Мандельштам, певец Петрополя, в конце концов лишился возможности жить в Ленинграде из-за отсутствия «регистрации», учрежденной при Сталине. В 1930 году он написал стихотворение под названием «Ленинград», где два имени города — Петербург и Ленинград — находятся в конфликтном диалоге. Это стихотворение станет гимном общины хранителей Петербургской памяти на следующие пятьдесят лет.
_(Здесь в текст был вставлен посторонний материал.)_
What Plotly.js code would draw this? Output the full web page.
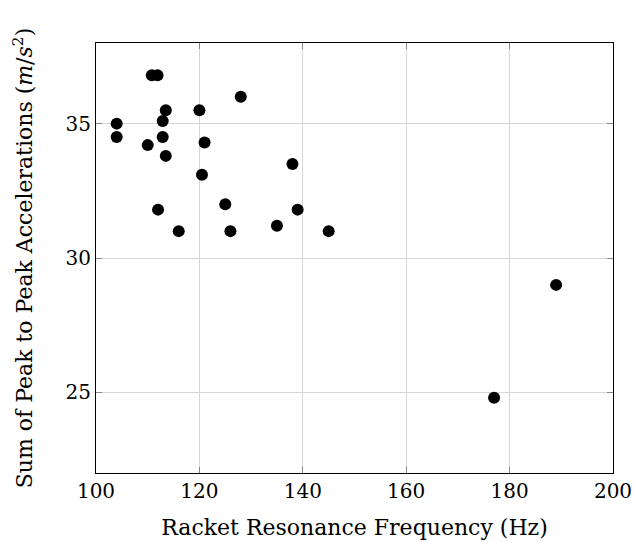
<!DOCTYPE html>
<html>
<head>
<meta charset="utf-8">
<script src="https://cdn.plot.ly/plotly-3.0.1.min.js"></script>
<style>html,body{margin:0;padding:0;background:#fff;}#chart{width:634px;height:542px;}</style>
</head>
<body>
<div id="chart"></div>
<script>
const frequency = [110.8, 111.9, 128, 113.5, 120, 104, 112.9, 104, 112.9, 110, 121, 113.5, 120.5, 125, 112, 116, 126, 135, 138, 139, 145, 189, 177];
const acceleration = [36.8, 36.8, 36.0, 35.5, 35.5, 35.0, 35.1, 34.5, 34.5, 34.2, 34.3, 33.8, 33.1, 32.0, 31.8, 31.0, 31.0, 31.2, 33.5, 31.8, 31.0, 29.0, 24.8];
const xTicks = [100, 120, 140, 160, 180, 200];
const yTicks = [25, 30, 35];

const fontFam = '"DejaVu Serif", "Liberation Serif", serif';
const trace = {
  x: frequency, y: acceleration, type: 'scatter', mode: 'markers',
  marker: {color: '#000', size: 12}, hoverinfo: 'none'
};
const axisCommon = {
  showline: true, linecolor: '#000', linewidth: 1, mirror: 'allticks',
  ticks: 'inside', ticklen: 6, tickcolor: '#888', tickwidth: 1,
  showgrid: true, gridcolor: '#d6d6d6', gridwidth: 1, zeroline: false,
  tickfont: {family: fontFam, size: 20, color: '#000'}
};
const layout = {
  width: 634, height: 542,
  margin: {l: 96, r: 21, t: 43, b: 69},
  paper_bgcolor: '#fff', plot_bgcolor: '#fff',
  showlegend: false,
  font: {family: fontFam, color: '#000'},
  xaxis: Object.assign({}, axisCommon, {
    range: [100, 200], tickvals: xTicks, ticktext: xTicks.map(String),
    title: {text: 'Racket Resonance Frequency (Hz)', font: {family: fontFam, size: 22}, standoff: 17}
  }),
  yaxis: Object.assign({}, axisCommon, {
    range: [22, 38], tickvals: yTicks, ticktext: yTicks.map(String),
    title: {text: 'Sum of Peak to Peak Accelerations (<i>m</i>/<i>s</i><sup>2</sup>)', font: {family: fontFam, size: 22}, standoff: 26}
  })
};
Plotly.newPlot('chart', [trace], layout, {displayModeBar: false, staticPlot: true});
</script>
</body>
</html>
Где же разворачивается действие стихотворения? Где-то на пороге дома. Не совсем ясно, является ли поэт преследуемым жителем коммунальной квартиры или нежелательным гостем, по какую сторону от порога он находится. Он боится ареста и в то же время уже чувствует себя арестованным в своем собственном доме, который больше не является его домом. В пространстве стихотворения есть пространство перехода, ничейная земля с черными лестницами и темными коридорами с дверными цепочками и вырванными с мясом звонками на дверях, которые ведут в переполненные коммунальные квартиры. Темпоральный разрыв здесь соответствует пространственному. «Петербург» уже не ностальгическое пространство, а только призыв, заклинание, утратившее свои магические свойства. Петербуржец в Ленинграде — чужой поэт в чужом городе. Стихотворение воспроизводит некоторые образы из «Египетской марки», но здесь метафоры детской болезни приобретают гнусные коннотации, и урбанистическое прозрение больше не кажется возможным.